Arrows Indicating Electron Flow

• Arrows are used in chemical diagrams to indicate the movement of electron density.

• The tail of the arrow typically shows where electron density originates (often from nucleophiles) while the head points to where it is going (to electrophiles).

Analyzing Reactivity Patterns

• The stability of a molecule influences its reactivity: resonance stabilizes structures and reduces reactivity.

• Recognizing functional groups helps predict reactivity based on periodic trends, structure, and connectivity of atoms within the molecules.

Mechanisms of Reaction

• Chemical mechanisms involve the transfer and transformation of electron density through a series of steps, often represented with arrows indicating electron movement.

• Students often find mechanisms daunting, but understanding the flow of electron density and where it originates can make them easier to grasp.

Understanding Electrophilic Aromatic Substitution

• Aromatic compounds (arenes, benzene derivatives) can react as electrophiles or nucleophiles depending on their substituents and the nature of the reaction.

• Electron-withdrawing groups decrease electron density on the aromatic ring, making carbons less nucleophilic.

Learning Objectives for Organic Chemistry

• The upcoming module focuses on understanding electrophilic aromatic substitutions, emphasizing the prediction of reaction products and mechanisms.

• It is important to grasp the concepts of starting materials, predicting products, identifying nucleophiles/electrophiles, and drawing mechanisms.

Key Components of Reactions

• 4 P's Framework:

  • Propose starting materials and reagents needed for reactions.

  • Predict the products of a reaction based on the starting materials.

  • Identify the nucleophile and electrophile involved.

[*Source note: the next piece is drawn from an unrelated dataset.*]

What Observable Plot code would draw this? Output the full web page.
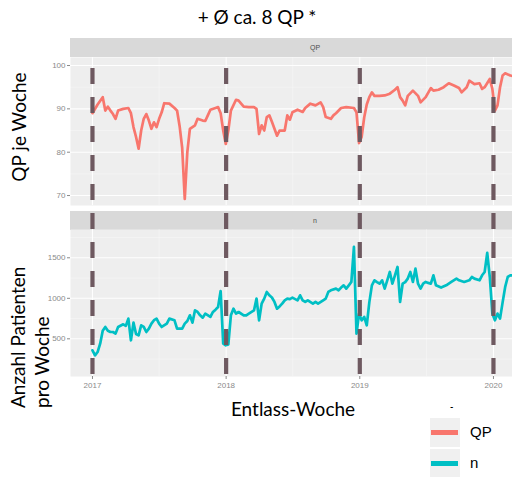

  • Provide a mechanism detailing the flow of electrons during the reaction.

Example of Electrophilic Aromatic Substitution Mechanism

• Starting from benzene as a nucleophile, the reaction involves:

  • Formation of a carbocation: Electrons from the benzene ring are used to form a bond with the electrophile, resulting in an electron-deficient species.

  • Resonance stabilization: The positive charge on the carbocation can be stabilized by resonance, shifting the charge across the aromatic system.

  • Deprotonation: A hydrogen atom is removed to restore aromaticity, solidifying the final product.

Importance of Resonance in Stability

• Resonance allows for the stabilization of charged intermediates like carbocations, making them less energetically unfavorable.

• Understanding resonance is crucial for predicting the behavior and stability of organic molecules, particularly during substitutions on aromatic systems.

Upcoming Topics

• Future lessons will cover specific examples of electrophilic aromatic substitution, including nitration, sulfonation, and halogenation, emphasizing the role of the electron density and functional groups in these reactions.